Lyn and I finally went out to see “The Kids are All Right” over the weekend. We got a babysitter and everything. Since we’re behind the times, we really don’t want to write another review. There are lots of good ones out there, including reviews from Mombian and Lesbian Dad. We agree: it’s a good movie and you should go and see it.
There are a few things in particular about the movie that struck us. Like Lyn and I, Nic and Jules in the movie did a “switcheroo,” in which first one mom got pregnant and gave birth, then the other. Director Lisa Cholodenko takes great pains to tell us and show us which mom gave birth to which child. First there is the similar coloring between each mom and her genetic offspring, and there are the few times it comes up explicitly in the movie (for instance when Jules accuses Nic of thinking Laser is a loser just like Jules because of their genetic connection). Cholodenko also repeatedly seats each mom next to her biological child.
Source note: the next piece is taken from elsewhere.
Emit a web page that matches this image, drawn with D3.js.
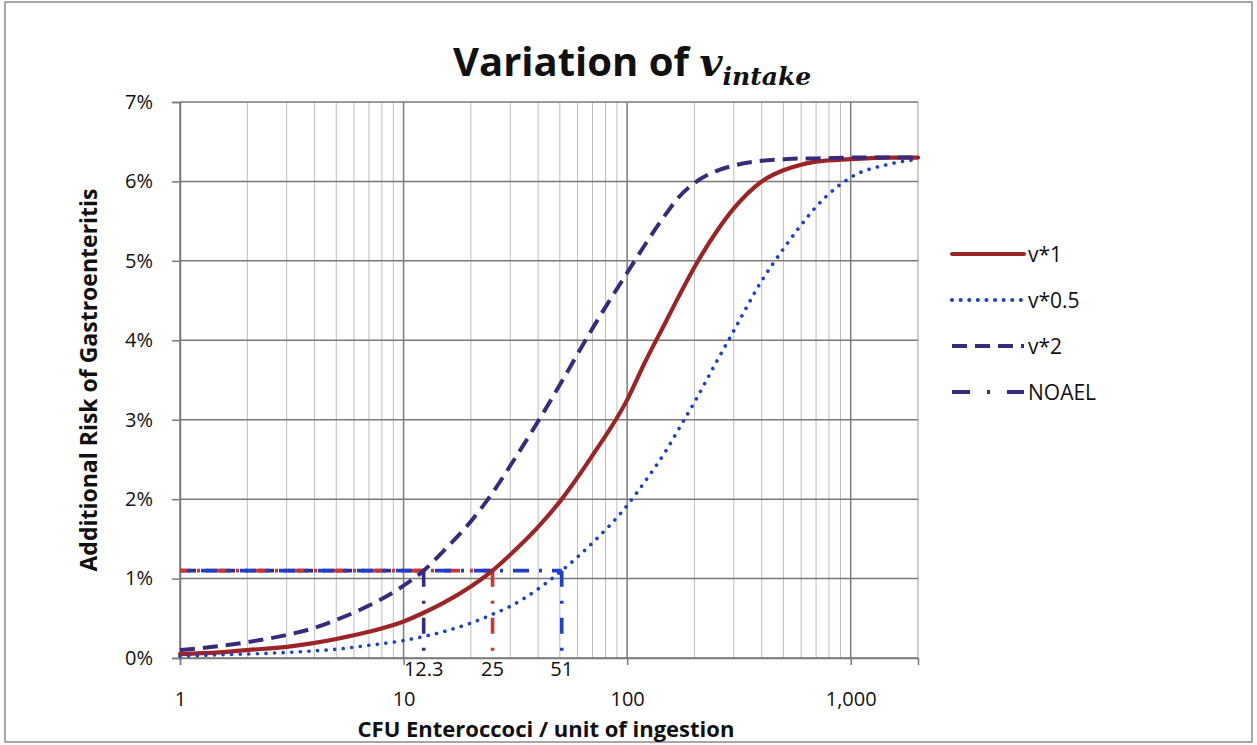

After the movie we felt a little put out by this insistence on connecting the genetic dots for the viewer and wondered if Cholodenko was fracturing this family unnecessarily. But ultimately we decided that the sometimes subtle connecting of those dots was a key element of the film. Those genetic ties were clearly important to the structure of the family — this was a family with a slight crack down the middle, but one that was still ultimately (mostly) solid and whole. Genetic relationships are important in our families. In my family, I never “forget” that Leigh is my genetic child or that Ira is not. Pretending that those aren’t important facts about our family is an unnecessary pretense. Cholodenko places a reasonable emphasis on the genetic ties — they are part of the foundation of the family in the film, sometimes on display in an obvious way and sometimes seen more subtly. Like all families created through donor insemination, genetics plays a role that can sometimes be painful, but it is not the most important part of our families.
We learned a little something from the film as well, which can best be summed up as, “Don’t sleep with the donor.” This movie was in some ways a donor insemination nightmare, but imagine what the story would have been like if Jules and Paul hadn’t had their ridiculously ill-fated affair. Two teenage children of lesbian parents make contact with their donor and find a thread of connection that seems positive for all of them. If those were my kids, I think I’d be happy, and excited about the possibility of free organic produce. It wouldn’t make a great movie, but as far as a possible vision of our future, it wasn’t actually all that scary.
Interestingly, the moms in the film did not have this reaction. They were horrified and wanted the donor to go away. That is, until Jules got the hots for him. One of the first sparks of sexual energy between them is when Jules notes that she can see her kids in Paul. This struck me because I could conceivably imagine feeling the same way, minus the who affair crap. I realized recently that my feelings about the donor have changed from very negative because I felt his invisible presence in our lives was intrusive, to much more positive because of the love that I feel for two people that he helped bring into the world. I honestly can’t imagine what feelings I would have if I ever actually met him; I know my feelings would be intense and overwhelming, but I don’t think my initial reaction would be to want him to just go away.
I also think this movie had a lot to say about what it means to be a family. After the beginning of the affair between Jules and Paul, it is obvious that Paul realizes that he wants a family and sees an opportunity to get a great, ready-made family. He seems to think, “Hey, I already have kids after all, so if I just fall in love with one of the moms I’m all set.” After the discovery of the affair by Nic and the kids, Paul suggests to Jules that they can just go for it, making a family of their own. But Paul doesn’t understand what it means to be part of this family. If things had gone differently, he might have been able to forge a lasting connection, but he made the mistake of thinking that his sperm made him a part of the family automatically. Instead, when he turned out to be a threat to the family, the entire family shut him out completely. Even Jules, realizing how much she had screwed up, simply cut him off. The four of them — Jules, Nic, Laser, and Joni — were the real family, and if Paul wanted to join the family as some kind of honorary or extended member, he should have approached them with much more respect and care.
“The Kids Are All Right” certainly doesn’t show the world, in Joni’s words, “what a perfect lesbian family you are,” but it does show the world the possibility of a real lesbian family, warts and all.